I would like to reference history if I may, as I have recently pulled out my copy of Ken Burns' classic miniseries "Baseball" and gave it a viewing. The 1957 New York Giants drew less than 600,000 fans; in fact, it was the second straight year that the Giants had drawn that few people. They, of course, moved to San Francisco and the rest is history. However, consider that the 2001 Expos actually managed to draw more than that, though only a few more, and they are being told they cannot move, their lone option is to take $250 million to give up the ship. I think you see where I'm going with this: I dare say that if Genghis Selig was commissioner in 1957, he would've favored folding the Giants rather than letting them head out West. 44 years and counting of potential history, including Barry Bonds' home run record, down the drain.

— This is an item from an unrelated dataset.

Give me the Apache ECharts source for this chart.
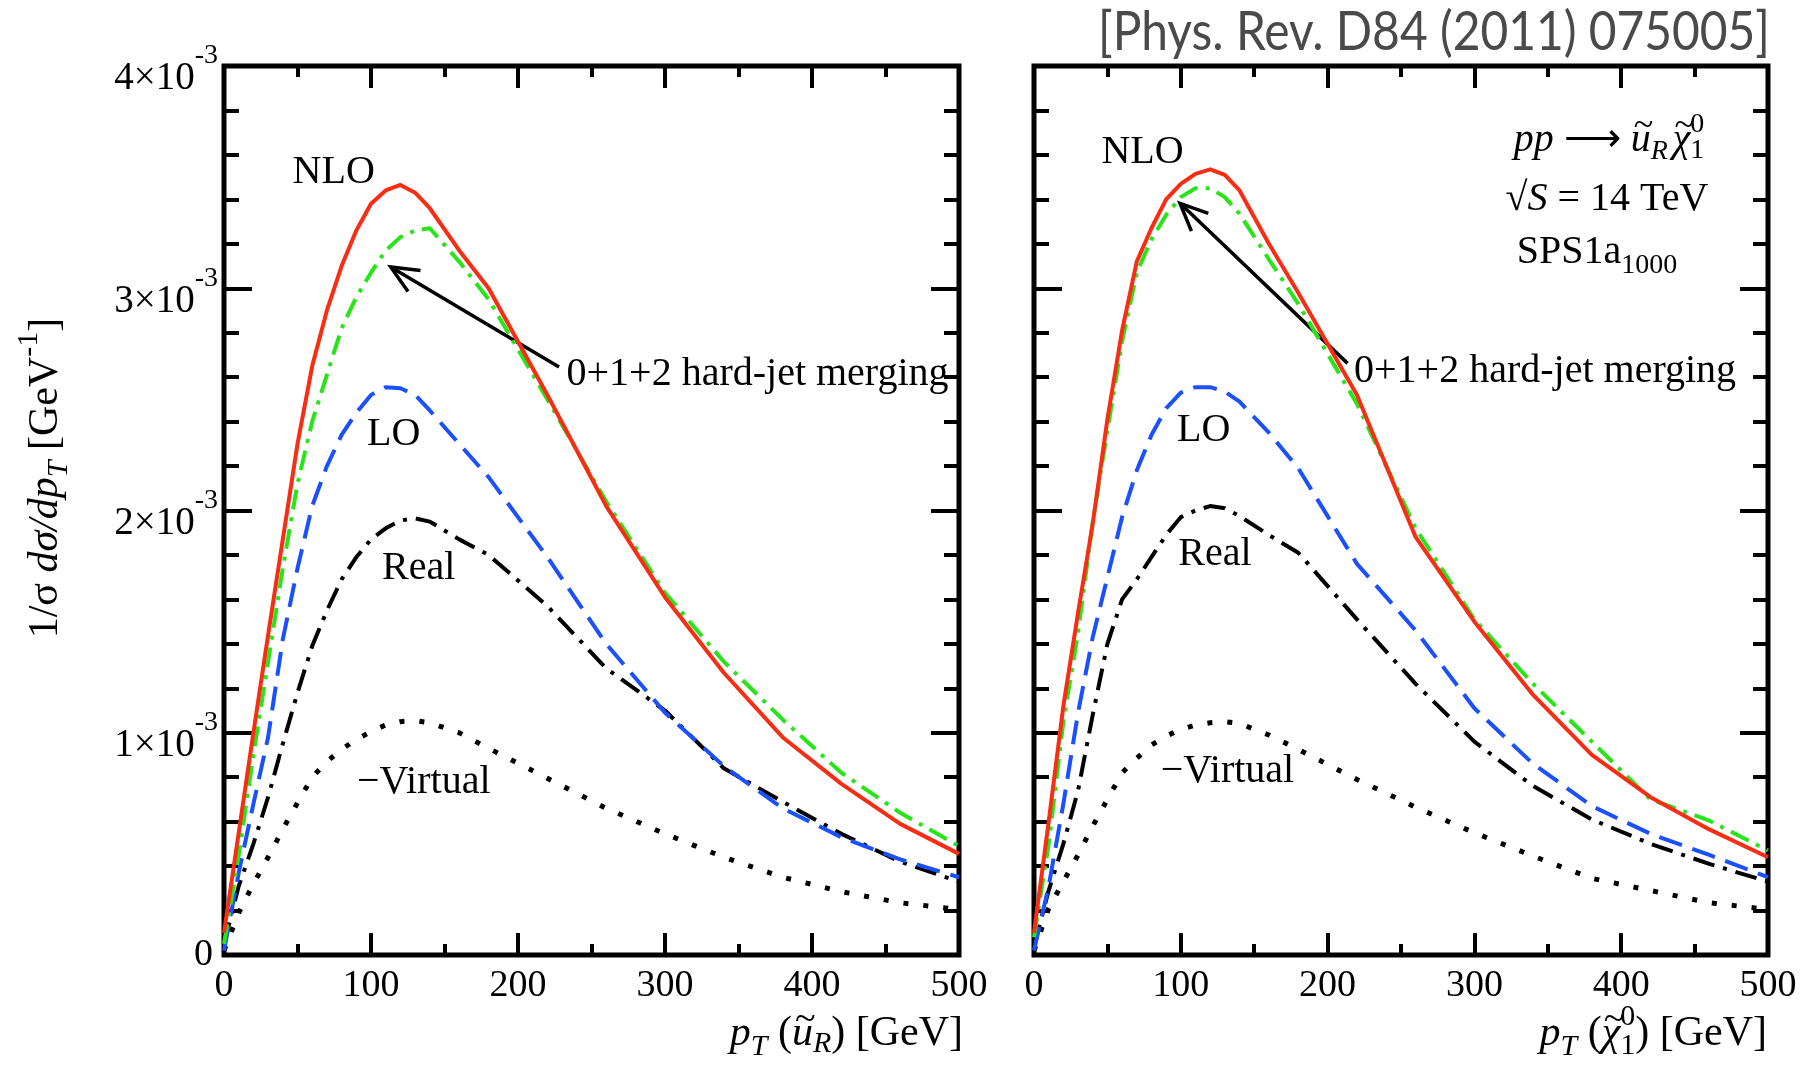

This is what we're dealing with, folks, upcoming history books that will never be written. Congressmen are looking to dump baseball's antitrust exemption and get judges to grant restraining orders to prohibit these things from happening, but the damage may already be done. Consider, if you will, the fact that the owners may have already had the public in their corner when it comes to this labor situation. They certainly had my support; after all, how can you justify the players' reasons for not having a salary cap, which is what baseball needs. However, by holding jobs over the union's heads, the owners have lost the support of the public. Tactics like these have been used in past labor negotiations, and they've often led to lawsuits for unfair labor practices. The lawsuits may soon be flying here as well, and soon, more people are going to look at baseball and see just a bunch of greedy morons who can't stop bickering even at a time when most people have put it aside for the good of the country. They won't be seeing Luis Gonzalez ending the mighty Yankee dynasty with a 9th-inning bloop single, that's for sure.